The Business Connect directory seeks diverse local vendors who provide a wide range of goods and services, from catering to souvenirs to offering linens or cleanup services.

“At last year’s Super Bowl in San Francisco, we know that $6.5 million in contracts went to these targeted businesses in that city. We think we could be more successful than that. We know how to engage these businesses in the Twin Cities,” says Tittle. “We just finished the $1.1 billion US Bank Stadium and achieved close to 30% or $300 million in participation by those targeted businesses.”

To be included in the Business Connect directory, all vendors are required to:

  • Be certified as minority, women, disabled, veteran or LGBT-owned businesses.
  • The majority owner must hold 51% of the company.
  • The company must have been in business for at least three years.
  • The company must have offices in Minnesota.

Local businesses that want to get a jump on the process can begin to register online at the host committee’s website.

Staff from the Host Committee plans to stage additional workshops with businesses to help them compete, with hands-on training on topics including how to write an RFP and how to manage cash flow.

Tittle says the directory, created in partnership with NFL Business Connect and the National Football League, will have value for the growth and development of the businesses that are included long after the Super Bowl clock has run down and the athletes, media and visitors have gone home.

“The legacy of this program is that we will have a directory of these local and diverse businesses that are verified and certified.

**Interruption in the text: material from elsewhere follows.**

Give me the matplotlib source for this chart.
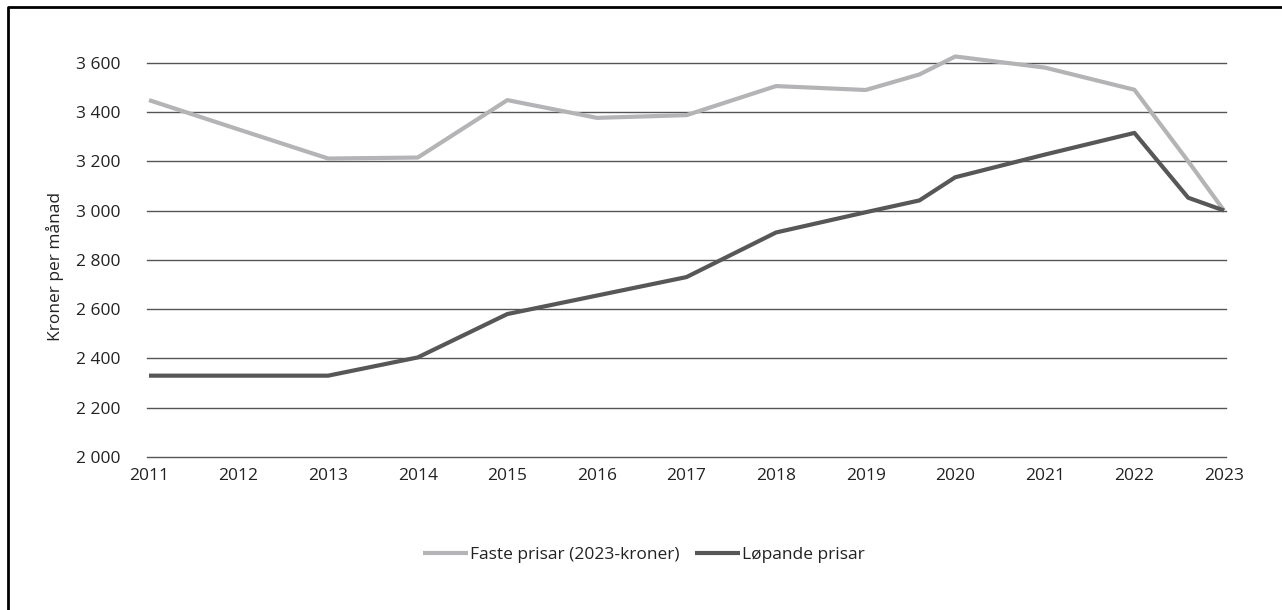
import matplotlib
matplotlib.use('Agg')
import matplotlib.pyplot as plt
from matplotlib.lines import Line2D

plt.rcParams['font.family'] = ['Open Sans', 'DejaVu Sans']

# year positions (two mid-year points, 2019.6 and 2022.6)
years = [2011, 2012, 2013, 2014, 2015, 2016, 2017, 2018, 2019, 2019.6,
         2020, 2021, 2022, 2022.6, 2023]
faste = [3448, 3329, 3211, 3215, 3448, 3376, 3387, 3505, 3489, 3552,
         3625, 3580, 3490, 3200, 3000]
lopande = [2330, 2330, 2330, 2404, 2580, 2655, 2730, 2911, 2993, 3041,
           3135, 3227, 3315, 3052, 3000]
xticks = list(range(2011, 2024))
yticks = list(range(2000, 3601, 200))

fig = plt.figure(figsize=(12.82, 6.10), dpi=100)
ax = fig.add_axes([147/1282, 1 - 457/610, (1226 - 147)/1282, (457 - 38)/610])

ax.plot(years, faste, color='#b4b4b6', lw=3, solid_capstyle='butt',
        label='Faste prisar (2023-kroner)', zorder=3)
ax.plot(years, lopande, color='#575757', lw=3, solid_capstyle='butt',
        label='Løpande prisar', zorder=4)

ax.set_xlim(2011 - 2/89.6, 2023 + 2/89.6)
ax.set_ylim(2000, 3700)
ax.set_xticks(xticks)
ax.set_yticks(yticks)
ax.set_yticklabels([f'{v // 1000} {v % 1000:03d}' for v in yticks])
ax.tick_params(length=0, labelsize=12.5, colors='#222222')
ax.tick_params(axis='y', pad=19)
ax.tick_params(axis='x', pad=8)
for s in ax.spines.values():
    s.set_visible(False)
for v in yticks:
    ax.axhline(v, color='#555555', lw=1.0, zorder=1, clip_on=False)

fig.text(55/1282, 1 - 266/610, 'Kroner per månad', rotation=90,
         ha='center', va='center', fontsize=12.5, color='#222222')

leg = fig.legend(loc='center', bbox_to_anchor=(644/1282, 1 - 555/610),
                 ncol=2, frameon=False, fontsize=12.5, handlelength=2.6,
                 handletextpad=0.1, columnspacing=0.9)
for t in leg.get_texts():
    t.set_color('#222222')

# frame on left and top edges
fig.add_artist(Line2D([8/1282, 8/1282, 1.0], [0.0, 1 - 7/610, 1 - 7/610],
                      transform=fig.transFigure, color='black', lw=2))

fig.savefig('out.png', dpi=100, facecolor='white')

So in the future, when the Final Four or Meet Minneapolis or Target Field is looking for a vendor, they will have a database at their fingertips,”

Tittle explains. “We hope that in the future, no one will be able to say, we can’t find a woman- or minority-owned business to provide us with these goods or services. Here they are.”

In addition to the financial benefit, businesses that win contracts for the Super Bowl will get a chance to get up close to the glitz of the NFL’s biggest event.

“It’s not all glamour. We need Porta Potties, too!” laughs Tittle. “But everything has got to be the best — aesthetically appealing as well as functional.”